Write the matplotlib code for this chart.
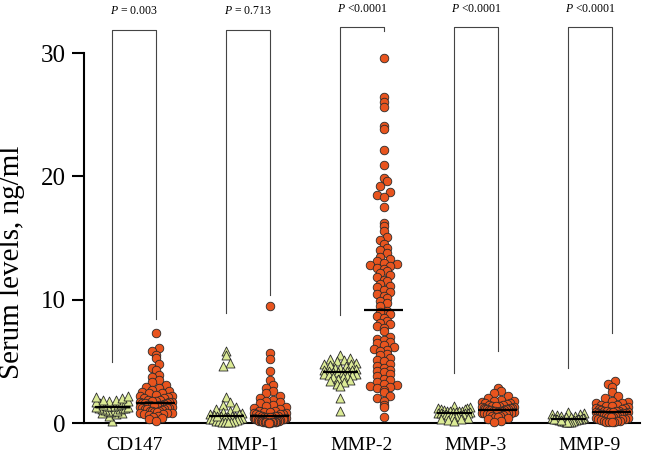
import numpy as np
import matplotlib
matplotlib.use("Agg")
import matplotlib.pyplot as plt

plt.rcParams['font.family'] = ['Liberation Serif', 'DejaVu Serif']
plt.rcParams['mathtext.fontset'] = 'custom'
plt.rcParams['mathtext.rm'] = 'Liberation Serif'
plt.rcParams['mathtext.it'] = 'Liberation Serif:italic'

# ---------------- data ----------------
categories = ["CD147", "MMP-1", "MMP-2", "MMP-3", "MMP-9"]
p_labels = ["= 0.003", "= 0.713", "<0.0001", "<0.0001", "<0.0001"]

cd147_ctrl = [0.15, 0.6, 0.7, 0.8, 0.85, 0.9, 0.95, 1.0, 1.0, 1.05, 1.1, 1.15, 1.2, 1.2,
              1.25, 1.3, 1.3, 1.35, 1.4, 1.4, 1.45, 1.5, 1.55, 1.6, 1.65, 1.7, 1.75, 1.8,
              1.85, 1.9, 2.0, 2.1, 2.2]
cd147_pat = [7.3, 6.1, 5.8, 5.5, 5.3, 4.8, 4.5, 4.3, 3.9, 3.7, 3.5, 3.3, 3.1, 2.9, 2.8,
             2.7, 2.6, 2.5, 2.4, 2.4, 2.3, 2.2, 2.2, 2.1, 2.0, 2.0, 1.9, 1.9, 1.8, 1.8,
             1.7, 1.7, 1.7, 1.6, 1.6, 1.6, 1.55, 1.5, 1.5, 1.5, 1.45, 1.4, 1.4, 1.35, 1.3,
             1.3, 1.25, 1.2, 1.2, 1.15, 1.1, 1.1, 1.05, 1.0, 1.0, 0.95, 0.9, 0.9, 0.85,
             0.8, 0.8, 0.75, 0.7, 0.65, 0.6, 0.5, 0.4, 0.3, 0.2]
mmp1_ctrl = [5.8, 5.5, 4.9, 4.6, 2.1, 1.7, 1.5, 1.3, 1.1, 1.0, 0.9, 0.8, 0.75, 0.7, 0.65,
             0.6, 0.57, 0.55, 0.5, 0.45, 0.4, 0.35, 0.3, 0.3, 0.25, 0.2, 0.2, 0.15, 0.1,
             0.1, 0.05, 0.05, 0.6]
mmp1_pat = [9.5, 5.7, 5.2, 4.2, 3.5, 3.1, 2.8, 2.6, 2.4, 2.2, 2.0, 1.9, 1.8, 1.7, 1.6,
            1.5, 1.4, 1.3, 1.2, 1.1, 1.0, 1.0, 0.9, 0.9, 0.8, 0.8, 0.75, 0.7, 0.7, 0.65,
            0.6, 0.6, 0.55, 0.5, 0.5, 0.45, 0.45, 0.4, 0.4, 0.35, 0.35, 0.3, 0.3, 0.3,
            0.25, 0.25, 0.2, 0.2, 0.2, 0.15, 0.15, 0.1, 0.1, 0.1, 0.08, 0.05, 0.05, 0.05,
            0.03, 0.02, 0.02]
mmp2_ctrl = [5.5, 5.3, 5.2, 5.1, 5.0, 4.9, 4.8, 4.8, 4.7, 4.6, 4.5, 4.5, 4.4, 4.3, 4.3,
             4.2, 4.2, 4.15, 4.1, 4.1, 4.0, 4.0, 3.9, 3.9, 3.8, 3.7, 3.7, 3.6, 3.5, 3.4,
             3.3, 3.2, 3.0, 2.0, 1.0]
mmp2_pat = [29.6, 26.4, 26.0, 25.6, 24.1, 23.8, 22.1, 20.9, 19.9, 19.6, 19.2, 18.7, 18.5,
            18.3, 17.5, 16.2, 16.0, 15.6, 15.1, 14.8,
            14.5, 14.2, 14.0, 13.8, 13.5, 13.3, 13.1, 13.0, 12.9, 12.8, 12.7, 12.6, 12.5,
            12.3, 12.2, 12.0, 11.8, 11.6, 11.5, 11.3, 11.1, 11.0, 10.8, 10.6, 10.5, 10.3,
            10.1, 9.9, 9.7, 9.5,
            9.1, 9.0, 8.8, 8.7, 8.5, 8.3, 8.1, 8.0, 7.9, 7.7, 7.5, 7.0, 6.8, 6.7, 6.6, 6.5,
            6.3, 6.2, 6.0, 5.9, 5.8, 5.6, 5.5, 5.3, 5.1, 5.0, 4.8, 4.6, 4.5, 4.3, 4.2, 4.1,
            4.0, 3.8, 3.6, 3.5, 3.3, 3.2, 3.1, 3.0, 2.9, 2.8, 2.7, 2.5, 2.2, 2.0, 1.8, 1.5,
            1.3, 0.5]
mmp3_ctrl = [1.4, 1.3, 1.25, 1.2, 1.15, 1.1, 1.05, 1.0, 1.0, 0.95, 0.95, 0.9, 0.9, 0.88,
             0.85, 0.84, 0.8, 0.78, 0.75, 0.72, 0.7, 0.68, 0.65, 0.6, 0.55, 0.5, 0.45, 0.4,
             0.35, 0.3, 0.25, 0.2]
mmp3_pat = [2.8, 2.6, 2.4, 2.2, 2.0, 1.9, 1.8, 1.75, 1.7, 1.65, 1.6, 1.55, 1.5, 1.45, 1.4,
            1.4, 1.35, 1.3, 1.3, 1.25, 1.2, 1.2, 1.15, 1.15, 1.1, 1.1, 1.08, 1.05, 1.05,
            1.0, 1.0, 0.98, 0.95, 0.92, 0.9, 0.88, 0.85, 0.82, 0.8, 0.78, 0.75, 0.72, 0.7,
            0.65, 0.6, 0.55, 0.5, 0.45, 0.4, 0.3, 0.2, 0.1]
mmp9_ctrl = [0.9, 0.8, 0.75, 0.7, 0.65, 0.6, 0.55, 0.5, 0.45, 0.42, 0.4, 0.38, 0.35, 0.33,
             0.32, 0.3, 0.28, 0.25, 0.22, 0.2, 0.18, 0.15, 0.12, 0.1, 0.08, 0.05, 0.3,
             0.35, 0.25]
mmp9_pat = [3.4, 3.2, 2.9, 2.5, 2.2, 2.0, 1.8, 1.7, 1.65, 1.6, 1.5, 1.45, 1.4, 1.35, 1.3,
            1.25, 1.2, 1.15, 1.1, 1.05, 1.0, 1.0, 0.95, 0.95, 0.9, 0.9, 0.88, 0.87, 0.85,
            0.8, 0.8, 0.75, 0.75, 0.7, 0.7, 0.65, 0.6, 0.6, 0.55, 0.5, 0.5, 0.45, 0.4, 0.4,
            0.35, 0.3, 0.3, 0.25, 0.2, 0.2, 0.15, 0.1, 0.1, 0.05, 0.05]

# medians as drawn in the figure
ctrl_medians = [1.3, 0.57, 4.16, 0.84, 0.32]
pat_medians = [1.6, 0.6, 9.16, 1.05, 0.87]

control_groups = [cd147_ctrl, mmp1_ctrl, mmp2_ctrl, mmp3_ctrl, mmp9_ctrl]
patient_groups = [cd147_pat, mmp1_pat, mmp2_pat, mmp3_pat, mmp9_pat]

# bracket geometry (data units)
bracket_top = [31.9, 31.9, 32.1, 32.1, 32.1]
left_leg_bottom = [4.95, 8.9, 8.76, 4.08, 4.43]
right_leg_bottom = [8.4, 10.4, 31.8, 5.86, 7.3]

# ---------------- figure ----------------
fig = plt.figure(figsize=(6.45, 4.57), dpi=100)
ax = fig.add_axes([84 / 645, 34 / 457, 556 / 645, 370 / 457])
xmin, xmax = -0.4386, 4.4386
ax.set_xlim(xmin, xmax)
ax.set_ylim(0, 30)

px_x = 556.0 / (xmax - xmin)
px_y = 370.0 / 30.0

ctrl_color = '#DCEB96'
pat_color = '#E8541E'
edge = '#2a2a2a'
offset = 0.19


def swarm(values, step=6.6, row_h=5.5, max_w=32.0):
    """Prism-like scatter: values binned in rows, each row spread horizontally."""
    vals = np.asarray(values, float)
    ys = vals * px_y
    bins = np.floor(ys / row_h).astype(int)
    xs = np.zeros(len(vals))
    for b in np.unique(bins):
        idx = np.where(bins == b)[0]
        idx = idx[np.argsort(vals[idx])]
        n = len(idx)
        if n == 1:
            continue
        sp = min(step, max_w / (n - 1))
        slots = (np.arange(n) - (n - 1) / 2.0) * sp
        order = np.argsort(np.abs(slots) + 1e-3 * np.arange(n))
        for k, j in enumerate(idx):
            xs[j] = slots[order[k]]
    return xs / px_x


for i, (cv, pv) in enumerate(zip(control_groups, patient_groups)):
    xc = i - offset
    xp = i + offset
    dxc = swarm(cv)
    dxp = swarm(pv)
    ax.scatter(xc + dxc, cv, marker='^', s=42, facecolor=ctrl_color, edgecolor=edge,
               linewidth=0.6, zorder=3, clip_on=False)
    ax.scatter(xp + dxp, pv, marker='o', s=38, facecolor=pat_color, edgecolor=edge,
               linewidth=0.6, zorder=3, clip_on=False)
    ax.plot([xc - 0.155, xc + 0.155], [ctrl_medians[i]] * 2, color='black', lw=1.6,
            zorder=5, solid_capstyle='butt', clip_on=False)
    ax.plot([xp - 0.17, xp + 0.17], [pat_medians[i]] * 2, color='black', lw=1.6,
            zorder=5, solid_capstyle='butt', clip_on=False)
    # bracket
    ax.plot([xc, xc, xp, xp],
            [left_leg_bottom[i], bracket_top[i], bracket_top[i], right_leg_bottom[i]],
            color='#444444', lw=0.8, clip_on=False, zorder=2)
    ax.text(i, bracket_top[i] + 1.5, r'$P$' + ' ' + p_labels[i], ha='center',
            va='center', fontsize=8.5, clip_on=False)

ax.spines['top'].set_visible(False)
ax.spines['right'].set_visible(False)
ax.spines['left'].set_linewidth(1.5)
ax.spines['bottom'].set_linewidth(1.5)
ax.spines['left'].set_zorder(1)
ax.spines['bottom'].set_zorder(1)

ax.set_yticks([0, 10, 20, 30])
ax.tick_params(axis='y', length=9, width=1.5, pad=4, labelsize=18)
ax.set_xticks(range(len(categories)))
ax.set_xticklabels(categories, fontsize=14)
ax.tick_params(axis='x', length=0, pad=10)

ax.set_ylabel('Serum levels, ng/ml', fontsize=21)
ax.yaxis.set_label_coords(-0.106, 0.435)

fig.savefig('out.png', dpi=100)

--

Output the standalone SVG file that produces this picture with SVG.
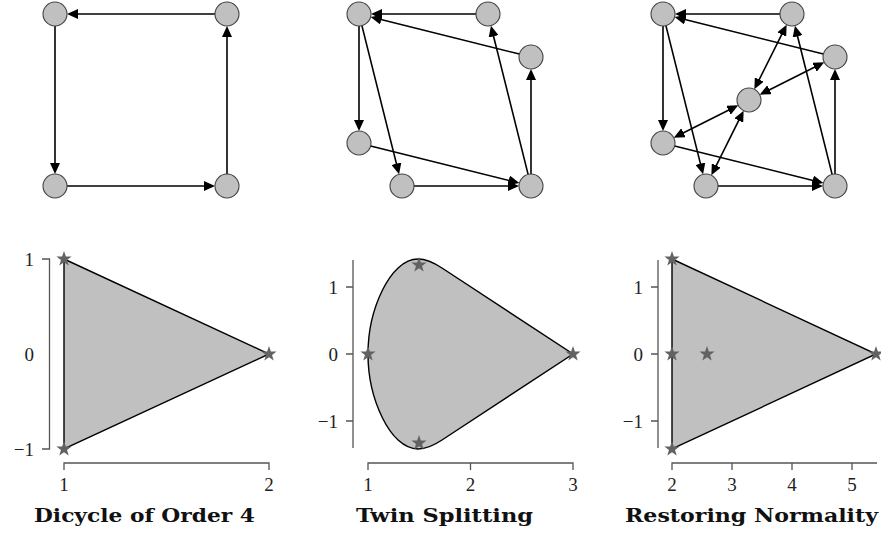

__Stated task__
Locate and copy each line in the data above that includes the word "this".

__Answer__
Write the matplotlib code for this chart.
Output the standalone SVG file that produces this picture with SVG.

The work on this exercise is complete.